Request to extend timeframe by two months (New end date: 30 September 2015); and an additional allocation of CHF 94,448 (Total allocation: CHF 160,628) to enable the continuation of assistance to people upon arrival in Djibouti from Yemen, as well as revision of activities planned following the completion of a detailed needs assessment. An additional 1,800 people are expected to be reached through this DREF operation (Total: 3,800 people).
A. Situation analysis
Description of the disaster
From 26 March 2015, there was an escalation in fighting between opposition groups in Yemen that affected an estimated 833,519 people, including 244,000 registered refugees. As of 27 May 2015, the United Nations High Commissioner for Refugees (UNHCR) reported that 545,719 people had been displaced, and 37,800 persons had fled. As of 20 June 2015, UNOCHA reported that 21 million Yemenis were in need (approximately 80 per cent of the country). Yemen faces collapse of basic services including no access to clean drinking water, health care, sanitation facilities, or fuel. With no open passage to bring goods into Yemen, market prices are increasing creating hardship on the Yemen population. Negotiations for a ceasefire occurred in Geneva however on 20 June 2015, the United Nations (UN) reported that talks of ceasefire collapsed with both parties still remaining very far apart from a resolution or ceasefire.
As Yemen is known on the migration trail, a wide range of nationalities have been affected by this crisis (American, Chinese, Djiboutian, Kenyan, Indian, Somalian, Tanzanian and Yemeni nationals). On 29 May 2015, information reported listed Djibouti as the country receiving the highest amount of population at 13,000 of the persons who had fled.
First Arrivals: On 31 March 2015, the first arrival occurred of 54 persons from Yemen to Khor-Angar in the north of Djibouti occurred (18 Djiboutian and 36 Yemenis). By 24 April 2015, this number had reached upwards of 879 (UNHCR), with more and more people arriving daily. It has been reported that people are arriving from Aden, BABAl-mandab, Mayoun, and coastal areas of Yemen; using commercial boats or private fishermen boats to travel to Djibouti (Djibouti port, Khor-Angar port, Obock port and others).

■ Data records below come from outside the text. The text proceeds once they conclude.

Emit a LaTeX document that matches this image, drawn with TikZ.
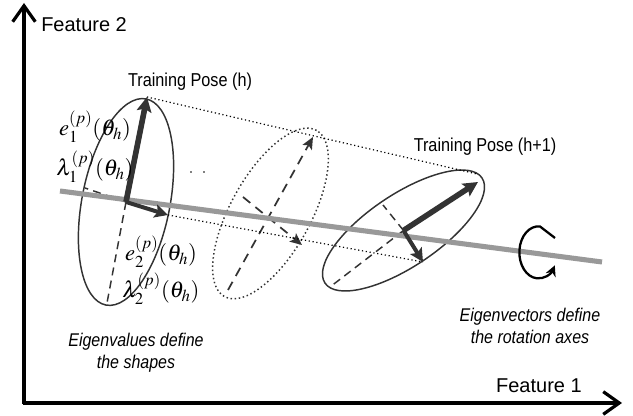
\documentclass[tikz,border=0pt]{standalone}
\usepackage{mathptmx}
\usepackage{fontspec}
\setmainfont{Liberation Sans}
\newfontfamily\narrowfont[FakeStretch=0.87]{Liberation Sans}
\usepackage{tikz}
\usetikzlibrary{arrows.meta,calc}
\definecolor{ink}{HTML}{333333}

\begin{document}
\begin{tikzpicture}[
    x=0.75pt, y=0.75pt,
    axisline/.style={line width=2.4pt, -{Straight Barb[length=12pt,width=17pt]}},
    posering/.style={draw=ink, line width=1.1pt},
    guessring/.style={draw=ink, line width=1.1pt, dotted},
    majorvec/.style={draw=ink, line width=4.2pt, -{Stealth[length=11pt,width=11pt,inset=2pt]}},
    minorvec/.style={draw=ink, line width=3pt, -{Stealth[length=10pt,width=10pt,inset=2pt]}},
    halfaxis/.style={draw=ink, line width=1.1pt, dash pattern=on 6pt off 4pt},
    dashvec/.style={draw=ink, line width=1.3pt, dash pattern=on 7pt off 5pt, -{Stealth[length=9pt,width=8pt,inset=2pt]}},
    link/.style={line width=0.9pt, dotted},
    rotaxis/.style={draw=gray!80, line width=3.8pt},
    spin/.style={line width=1.7pt, -{Stealth[length=8pt,width=8pt]}},
    axislabel/.style={font=\fontsize{15}{17}\selectfont, inner sep=0pt},
    poselabel/.style={font=\narrowfont\fontsize{14}{16}\selectfont, inner sep=0pt},
    note/.style={font=\narrowfont\itshape\fontsize{13.8}{16.5}\selectfont, align=center, inner sep=0pt},
    eig/.style={font=\fontsize{17}{19}\selectfont, inner sep=0pt}
  ]
  \useasboundingbox (0,0) rectangle (633,416);

  % Axes
  \coordinate (origin) at (24,13);
  \coordinate (ytop) at (24,413);
  \coordinate (xend) at (622,13);
  \draw[axisline] ($(origin)+(0,-1.2)$) -- (ytop);
  \draw[axisline] ($(origin)+(-1.2,0)$) -- (xend);
  \node[axislabel, anchor=west] (f2) at (41,391) {Feature 2};
  \node[axislabel, anchor=east] (f1) at (582,30) {Feature 1};

  % Pose h
  \coordinate (c1) at (126,214);
  \coordinate (t1) at (147,319);
  \coordinate (b1) at (107,113);
  \coordinate (l1) at (85,228);
  \coordinate (r1) at (168,201);
  \draw[posering, rotate around={79:(c1)}] (c1) ellipse [x radius=105, y radius=44];
  \draw[halfaxis] (c1) -- (b1);
  \draw[halfaxis] (c1) -- (l1);

  % Interpolated pose
  \coordinate (c2) at (270.5,202.5);
  \coordinate (t2) at (313,279);
  \coordinate (b2) at (228,126);
  \coordinate (l2) at (243,219);
  \coordinate (r2) at (302,171);
  \draw[guessring, rotate around={61:(c2)}] (c2) ellipse [x radius=95, y radius=40];
  \draw[dashvec] (b2) -- (t2);
  \draw[dashvec] (l2) -- (r2);
  \fill (191,244) circle (0.7pt) (204,244) circle (0.7pt);

  % Pose h+1
  \coordinate (c3) at (403.5,185.5);
  \coordinate (t3) at (478,234);
  \coordinate (b3) at (330,129);
  \coordinate (l3) at (383,211);
  \coordinate (r3) at (423,154);
  \coordinate (d3) at (477,242);
  \draw[posering, rotate around={33.8:(c3)}] (c3) ellipse [x radius=94.5, y radius=36];
  \draw[halfaxis] (c3) -- (b3);
  \draw[halfaxis] (c3) -- (l3);

  % Links between poses
  \draw[link] (t1) -- (d3);
  \draw[link] (r1) -- (r3);

  % Rotation axis
  \coordinate (ra) at (60,225);
  \coordinate (rb) at (602,154);
  \draw[rotaxis] (ra) -- (rb);
  \coordinate (spin) at (555,178);
  \draw[spin] (spin) -- (540,189.5) arc [start angle=85, end angle=330, x radius=19, y radius=26];

  % Eigenvectors
  \draw[majorvec] (c1) -- (t1);
  \draw[minorvec] (c1) -- (r1);
  \draw[majorvec] (c3) -- (t3);
  \draw[minorvec] (c3) -- (r3);

  % Labels
  \node[poselabel] (ph) at (190,334) {Training Pose (h)};
  \node[poselabel] (ph1) at (485,269) {Training Pose (h+1)};
  \node[eig] (e1) at (95,289) {$e_1^{(p)}(\theta_h)$};
  \node[eig] (lam1) at (95,249) {$\lambda_1^{(p)}(\theta_h)$};
  \node[eig] (e2) at (161,164) {$e_2^{(p)}(\theta_h)$};
  \node[eig] (lam2) at (161,127) {$\lambda_2^{(p)}(\theta_h)$};
  \node[note] (shapes) at (136,63) {Eigenvalues define\\the shapes};
  \node[note] (axes) at (530,90) {Eigenvectors define\\the rotation axes};
\end{tikzpicture}
\end{document}
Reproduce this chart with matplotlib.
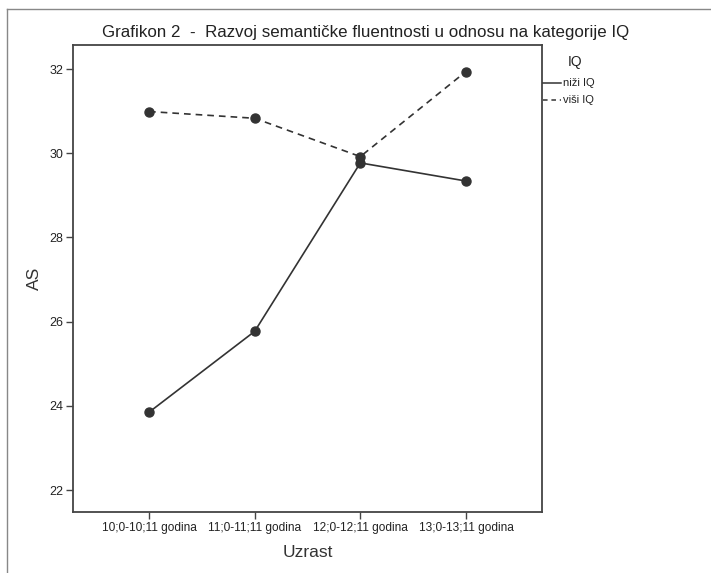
import matplotlib
matplotlib.use("Agg")
import matplotlib.pyplot as plt
from matplotlib.lines import Line2D

plt.rcParams['font.family'] = ['Liberation Sans', 'DejaVu Sans']

categories = ["10;0-10;11 godina", "11;0-11;11 godina", "12;0-12;11 godina", "13;0-13;11 godina"]
nizi_iq = [23.85, 25.77, 29.77, 29.34]
visi_iq = [30.99, 30.83, 29.92, 31.94]
series_labels = ["niži IQ", "viši IQ"]
y_ticks = [22, 24, 26, 28, 30, 32]

W, H = 711, 573
fig = plt.figure(figsize=(W / 100, H / 100), dpi=100)
ax = fig.add_axes([73 / W, 1 - 512 / H, (542 - 73) / W, (512 - 45) / H])

col = "#333333"
x = list(range(len(categories)))
ax.plot(x, nizi_iq, color=col, lw=1.2, ls="-", marker="o", ms=6.5,
        markerfacecolor=col, markeredgecolor=col)
ax.plot(x, visi_iq, color=col, lw=1.2, ls=(0, (4, 3)), marker="o", ms=6.5,
        markerfacecolor=col, markeredgecolor=col)

ax.set_xlim(-0.72, 3.72)
ax.set_ylim(21.48, 32.57)
ax.set_xticks(x)
ax.set_xticklabels(categories, fontsize=8.6)
ax.set_yticks(y_ticks)
ax.set_yticklabels([str(v) for v in y_ticks], fontsize=9)
ax.tick_params(direction="out", length=5, width=1, color="#444444", pad=2, labelcolor="#222222")
for s in ax.spines.values():
    s.set_color("#444444")
    s.set_linewidth(1.3)

ax.set_xlabel("Uzrast", fontsize=12.5, color="#333333", labelpad=8)
ax.set_ylabel("AS", fontsize=12.5, color="#333333", labelpad=5)

fig.text(366 / W, 1 - 33 / H, "Grafikon 2  -  Razvoj semantičke fluentnosti u odnosu na kategorije IQ",
         ha="center", va="center", fontsize=12.2, color="#222222")

# legend
fig.text(568 / W, 1 - 62 / H, "IQ", ha="left", va="center", fontsize=10, color="#222222")
leg_items = [("-", 83), ((0, (3, 2.5)), 100)]
for (ls, yy), lab in zip(leg_items, series_labels):
    fig.add_artist(Line2D([543 / W, 561 / W], [1 - yy / H, 1 - yy / H], color=col, lw=1.1, ls=ls))
    fig.text(563 / W, 1 - yy / H, lab, ha="left", va="center", fontsize=8, color="#222222")

# outer frame
fig.add_artist(Line2D([7 / W, 7 / W], [0, 1 - 9 / H], color="#888888", lw=1))
fig.add_artist(Line2D([7 / W, 1], [1 - 9 / H, 1 - 9 / H], color="#888888", lw=1))

fig.savefig("out.png", dpi=100)
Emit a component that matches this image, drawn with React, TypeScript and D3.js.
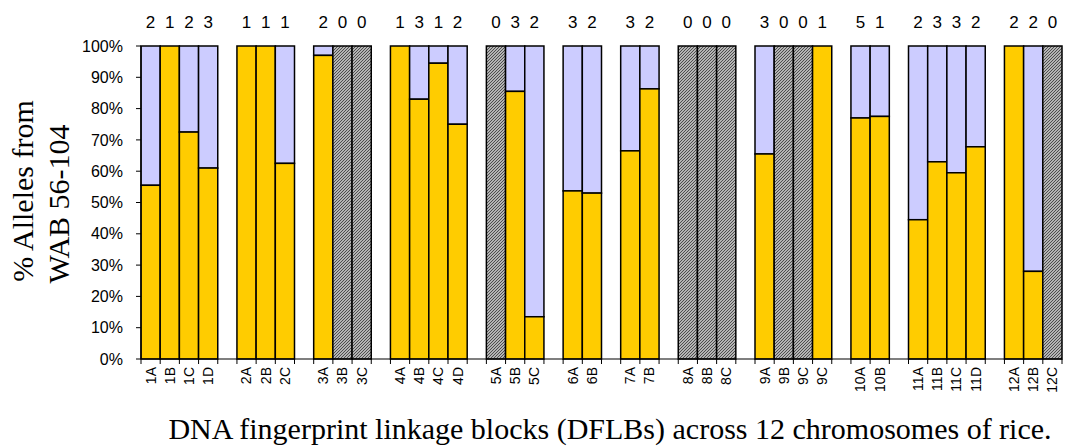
import React from "react";
import * as d3 from "d3";

const categories = ["1A","1B","1C","1D","","2A","2B","2C","","3A","3B","3C","","4A","4B","4C","4D","","5A","5B","5C","","6A","6B","","7A","7B","","8A","8B","8C","","9A","9B","9C","9C","","10A","10B","","11A","11B","11C","11D","","12A","12B","12C"];
// % alleles from WAB 56-104 (null = no data / hatched; blank slots also null)
const wabPercent: (number | null)[] = [55.5,100,72.5,61,null,100,100,62.5,null,97,null,null,null,100,83,94.5,75,null,null,85.5,13.5,null,53.7,53,null,66.5,86.3,null,null,null,null,null,65.5,null,null,100,null,77,77.5,null,44.5,63,59.5,67.8,null,100,28,null];
const markerCounts: string[] = ["2","1","2","3","","1","1","1","","2","0","0","","1","3","1","2","","0","3","2","","3","2","","3","2","","0","0","0","","3","0","0","1","","5","1","","2","3","3","2","","2","2","0"];
const yTicks = [0,10,20,30,40,50,60,70,80,90,100];

const W = 1067, H = 446;
const left = 141, right = 1062, top = 46, bottom = 359;

export default function App() {
  const idx = categories.map((_, i) => i);
  const x = d3.scaleBand<number>().domain(idx).range([left, right]).padding(0);
  const y = d3.scaleLinear().domain([0, 100]).range([bottom, top]);
  const bw = x.bandwidth();
  const sans = "'Liberation Sans', Arial, sans-serif";
  const serif = "'Liberation Serif', 'Times New Roman', serif";

  return (
    <svg width={W} height={H} style={{ position: "absolute", left: 0, top: 0, background: "#fff" }}>
      <defs>
        <pattern id="hatch" patternUnits="userSpaceOnUse" width="3" height="3">
          <rect width="3" height="3" fill="#b4b4b4" />
          <path d="M-1,1 L1,-1 M0,3 L3,0 M2,4 L4,2" stroke="#4e4e4e" strokeWidth="1" />
        </pattern>
      </defs>
      {idx.map((i) => {
        const cat = categories[i];
        if (!cat) return null;
        const v = wabPercent[i];
        const x0 = x(i)!;
        if (v === null) {
          return (
            <rect key={i} x={x0} y={y(100)} width={bw} height={y(0) - y(100)} fill="url(#hatch)" stroke="#000" strokeWidth={1.5} />
          );
        }
        return (
          <g key={i}>
            {v < 100 && (
              <rect x={x0} y={y(100)} width={bw} height={y(v) - y(100)} fill="#CCCCFF" stroke="#000" strokeWidth={1.5} />
            )}
            <rect x={x0} y={y(v)} width={bw} height={y(0) - y(v)} fill="#FFCC00" stroke="#000" strokeWidth={1.5} />
          </g>
        );
      })}
      {/* axes */}
      <line x1={left} x2={left} y1={top} y2={bottom} stroke="#000" strokeWidth={1.2} />
      <line x1={left} x2={right} y1={bottom} y2={bottom} stroke="#000" strokeWidth={1.2} />
      {yTicks.map((t) => (
        <g key={t}>
          <line x1={left - 5} x2={left} y1={y(t)} y2={y(t)} stroke="#000" strokeWidth={1} />
          <text x={123} y={y(t)} dy="0.35em" textAnchor="end" fontFamily={sans} fontSize={16}>{t}%</text>
        </g>
      ))}
      {d3.range(categories.length + 1).map((k) => {
        const xx = left + k * bw;
        return <line key={k} x1={xx} x2={xx} y1={bottom} y2={bottom + 5} stroke="#000" strokeWidth={1} />;
      })}
      {idx.map((i) => categories[i] ? (
        <text key={i} transform={`translate(${x(i)! + bw / 2},${bottom + 8}) rotate(-90)`} textAnchor="end" dy="0.35em" fontFamily={sans} fontSize={14}>{categories[i]}</text>
      ) : null)}
      {idx.map((i) => markerCounts[i] !== "" ? (
        <text key={i} x={x(i)! + bw / 2} y={28} textAnchor="middle" fontFamily={sans} fontSize={17}>{markerCounts[i]}</text>
      ) : null)}
      <text transform={`translate(33,191) rotate(-90)`} textAnchor="middle" fontFamily={serif} fontSize={30}>% Alleles from</text>
      <text transform={`translate(69,204) rotate(-90)`} textAnchor="middle" fontFamily={serif} fontSize={30}>WAB 56-104</text>
      <text x={610} y={439} textAnchor="middle" fontFamily={serif} fontSize={30}>DNA fingerprint linkage blocks (DFLBs) across 12 chromosomes of rice.</text>
    </svg>
  );
}
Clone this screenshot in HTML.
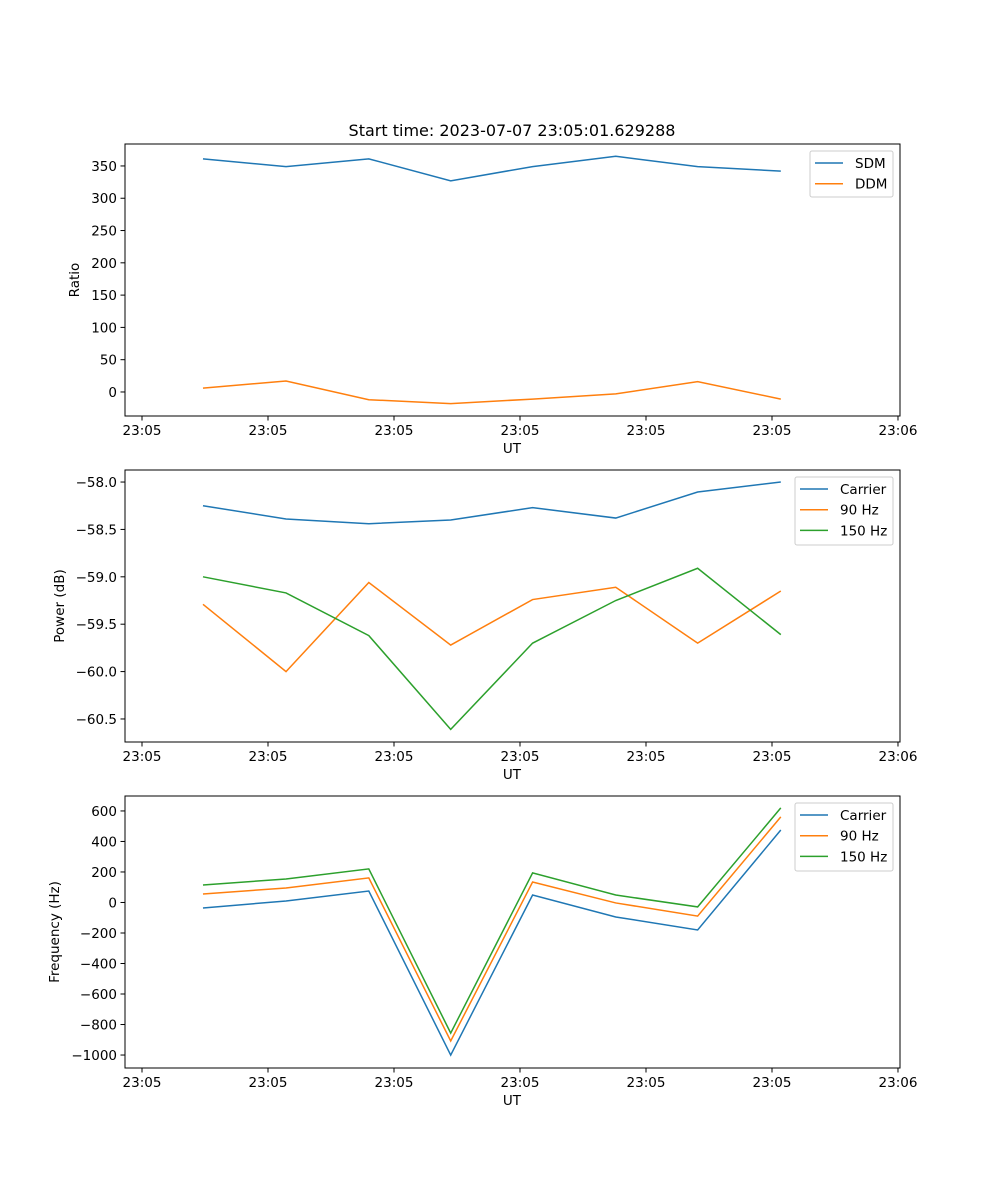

Arrivals during the month of May and June 2015: During May 2015, boats continued to arrive to Djibouti on an irregular, but nearly daily basis bringing anywhere from 100 to 350 persons primarily of Yemeni, Djiboutian, Eritrean Somalian and American nationalities. From May 12-16 2015, a ceasefire occurred and the number of persons claiming asylum in Djibouti during this time increased. Increases were also seen following 27 May 2015, a day classified as the deadliest day in Yemen (55 dead and 100 injured). Between 27 May 2015 and 1 June 2015,
UNHCR reported 144 persons arrived to claim asylum resulting in 1,744 refugees. On 28 May 2015, peace talks slated were postponed and resumed mid-June 2015. The outcome during these talks was not positive and no resolution was agreed upon. The fighting continues with no resolution or end to the conflict in sight. “Table 1: Number of new arrivals at Djibouti port for the month of June (source: DRCS volunteers)” below outlines the statistics of arrivals from Yemen in June 2015, collected informally by Djibouti Red Crescent (DRCS) volunteers meeting boats arriving in the country and providing first aid and restoring family links services. Reports by Djibouti government, media and port authorities have indicated between 10,000-15,000 arrivals since fighting began on 29 March 2015. DRCS has not yet been able to obtain an official list of arrivals from the port authorities.